Wednesday, August 04, 2004

vive la revolution

wes roberts has thrown down the challenge. during his past month long travels he has heard a reoccurance of five words, or forms of these words throughout many different conversations and locals. the first is REVOLUTION.

he is asking us what revolution looks like, feels like and could mean in regard to the kingdom. i love a good challenge, it gets my brain working, so here is my take on a revolutionary kingdom.

i personally am attracted to emergent church ideas because of the complete lack of focus i see in my corner of the kingdom. i am shocked that so little consideration is given to the things that were priorities to jesus.

i've blogged before on the observation i see around me that christians would rather be like paul, than jesus. i think this is dangerous, and borders on idolitry.

there are moments i fear that the emergent church will loose it's focus, chase the cool instead of the kingdom and eventually fade into irrelivance. i was saddened to hear that challenges from tony campolo and other social activists are falling on not only deaf, but defiant ears.

it is truly when attention is given to the marginalized; by both the church and the world, that a true difference in the kingdom will be made. jesus didn't hang out at the parties to see and be seen unlike so many blog entries i read about holding church at the pub, he hung out there to minister to those in need, the sick, the missing, the outcast. he wasn't at the yuppie bar having a guiness, he was at the biker bar bandaging the wounds of the guy who just got beaten with a broken beer bottle.

when the truly injured and abused have a safe haven to heal, when the financially ruined are given respite from the bill collectors, when those called are used to the full extent of their giftings, no matter what their genetialia, when true reconciliation is happening racially, bringing divergent cultures, not just people together to add to the mosaic of church life. then, and only then will we truly have a kingdom that can begin the revolution.

this was the comment i left at the end of wes' introductory challenge:

'we've got stuck with the tame version' i can't agree more. the fact that we spend more time fighting each other than fending off persecution says volumes to me about the weak type of christianity our churches are living out.

remember, he's not a tame lion! we thought a decade ago that we were radical and revolutionary didn't we? i can remember that being a theme for our teen camp, and there are so many christian pop songs that sing of 'revolution' but we just want to rock the old folks in the church, shake things up a bit there - not rock the world.

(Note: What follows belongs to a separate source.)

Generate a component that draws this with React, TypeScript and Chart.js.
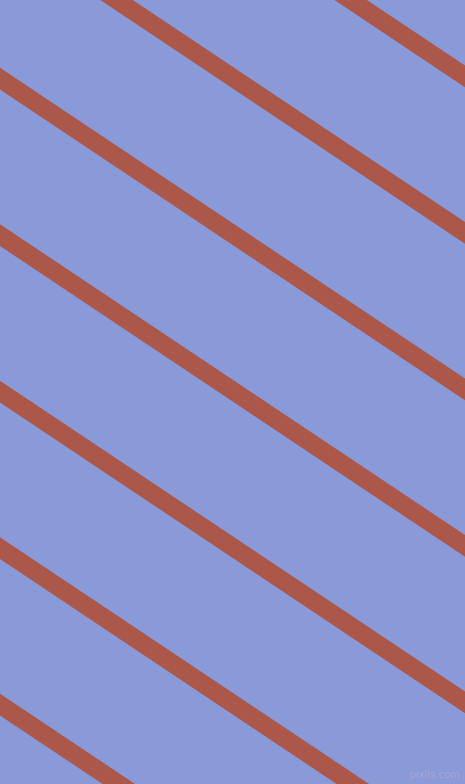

we just want to make the status quo a bit more fun for us, and less like the church of our fathers. we aren't venturing into the community and being earth movers. that's why things like the power grab at your friend's church is happening, they're bored and start to eat and persecute each other, instead of taking that energy and pushing it out into the world to do anything other than moralize it.
the song keeps running through my head - 'they'll know we are christians by our love...' crap, i can't believe lightning hasn't struck each and every church that song is sung at. it's crap. we don't truly love each other, and we definately don't love the world. is it any wonder we've become a laughing stock instead of a revolution? that we're more concerned about political gain and campaigns for power than for actually using some of that influence to make some changes for people who really need it. we're defined by what we're against instead of what we are for.

our battle cry has become 'build the walls higher!' we are defensive and ignorant of the real need in our world. we exclude ourselves from life giving dialog because we can't listen to save our lives. revolution will only come when we shut our mouths, open our ears and actually show people jesus instead of talking them to death with sermons and talk shows.

if it ever truly happens the revolution is going to be so low key it will go unnoticed for months, maybe even years. it will be so grass roots those in leadership will know nothing of it. it will begin in hearts, not heads. children, not adults. they will lead the way and shame us with it's simplicity.

so vive la revolution! on earth as it is in heaven!